We denote  $\displaystyle\frac{1}{b}:=a$,  whence the equation of the family (1) in the parameter plane reads

 $\displaystyle v\;=\;a\ln\tan\frac{u}{2}+ac\;:=\;v(u).$ (2)
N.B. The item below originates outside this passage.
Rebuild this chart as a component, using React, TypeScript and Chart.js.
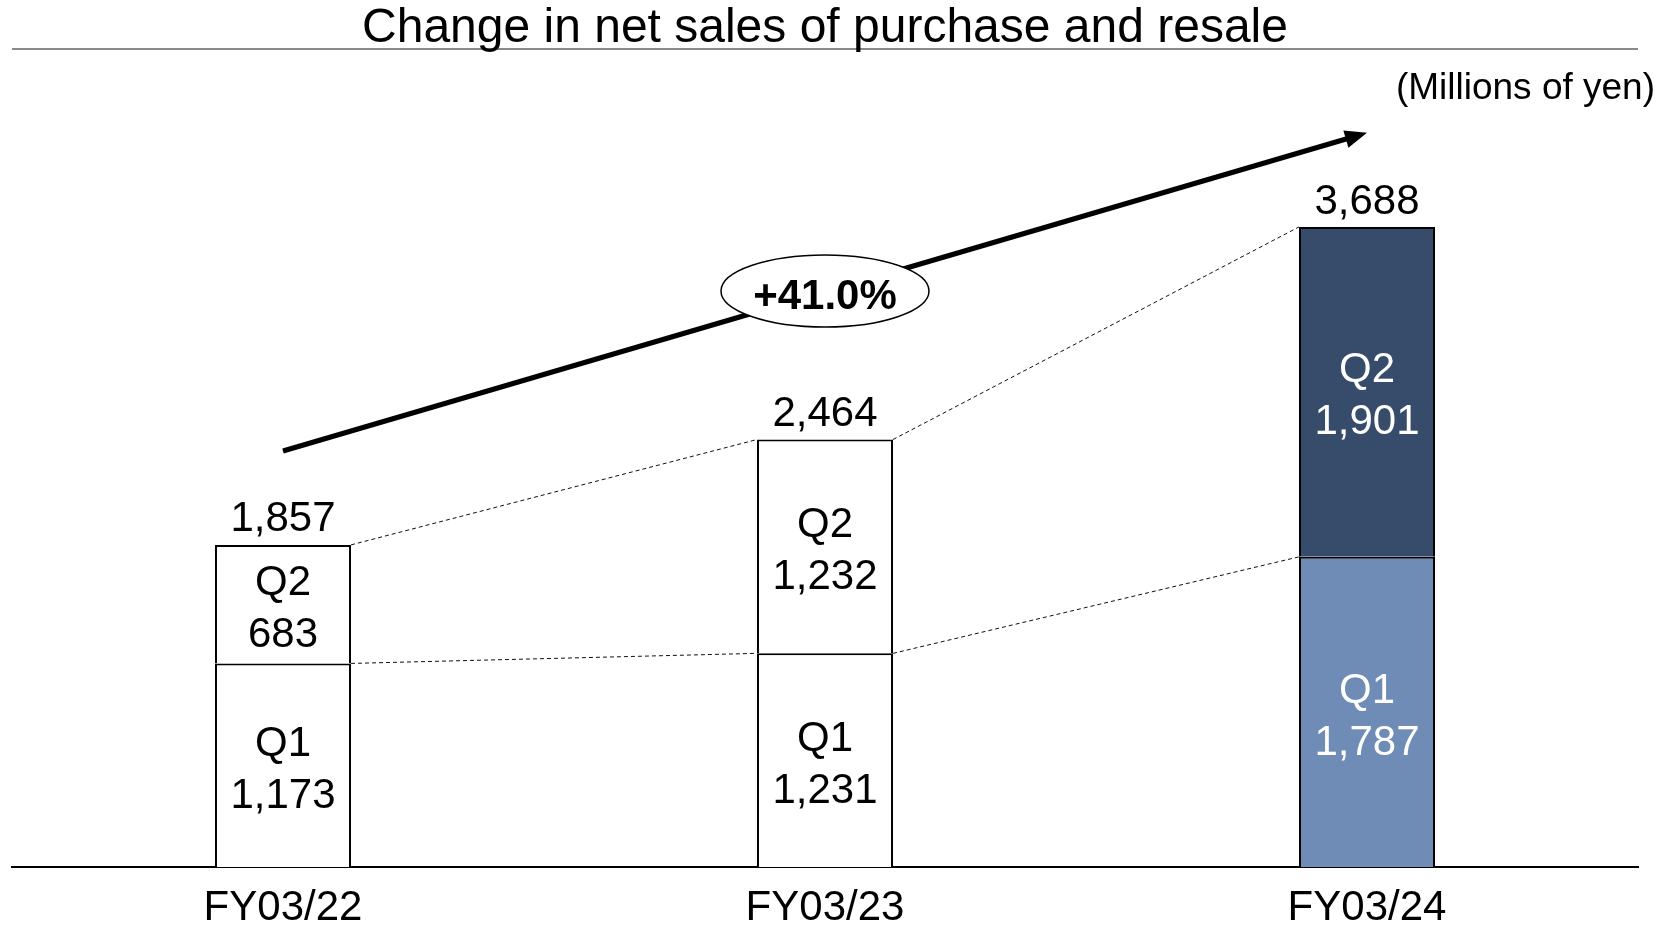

When we denote also the position vector of a point of the sphere by

 $\vec{k}\;=\;\vec{k}(u,\,v)\;:=\;(r\sin{u}\cos{v},\,r\sin{u}\sin{v},\,r\cos{u}),$
 $\vec{t}\;:=\;\frac{d}{du}\vec{k}(u,\,v(u))\;=\;\vec{k}^{\prime}_{u}+\vec{k}^{% \prime}_{v}\!\cdot\!v^{\prime}(u).$

Since

 $\vec{k}^{\prime}_{u}\;=\;(r\cos{u}\cos{v},\,r\cos{u}\sin{v},\,-r\sin{u}),\quad% \vec{k}^{\prime}_{v}\;=\;(-r\sin{u}\sin{v},\,r\sin{u}\cos{v},\,0)$

and since

 $v^{\prime}(u)\;=\;\frac{a}{\tan{\frac{u}{2}}}\cdot\frac{1}{\cos^{2}\frac{u}{2}% }\cdot\frac{1}{2}\;=\;\frac{a}{2\sin\frac{u}{2}\cos\frac{u}{2}}\;=\;\frac{a}{% \sin{u}},$

we can write the tangent vector of the curve as

 $\vec{t}\;=\;r\cdot(\cos{u}\cos{v}-a\sin{v},\,\cos{u}\sin{v}+a\cos{v},\,-\sin{u% }).$

For a tangent vector of a meridian, the partial derivative  $\vec{k}^{\prime}_{u}$ may be taken.  Thus we obtain the value

 $\cos(\vec{t},\,\vec{k}^{\prime}_{u})\;=\;\frac{\vec{t}\cdot\vec{k}^{\prime}_{u% }}{\left|\vec{t}\right||\vec{k}^{\prime}_{u}|}\;=\;\frac{1}{\sqrt{1\!+\!a^{2}}% }\;=\;\frac{b}{\sqrt{b^{2}\!+\!1}},$

which is a constant.  It means that the angle $\alpha$ between the curve (1) and a meridian is constant.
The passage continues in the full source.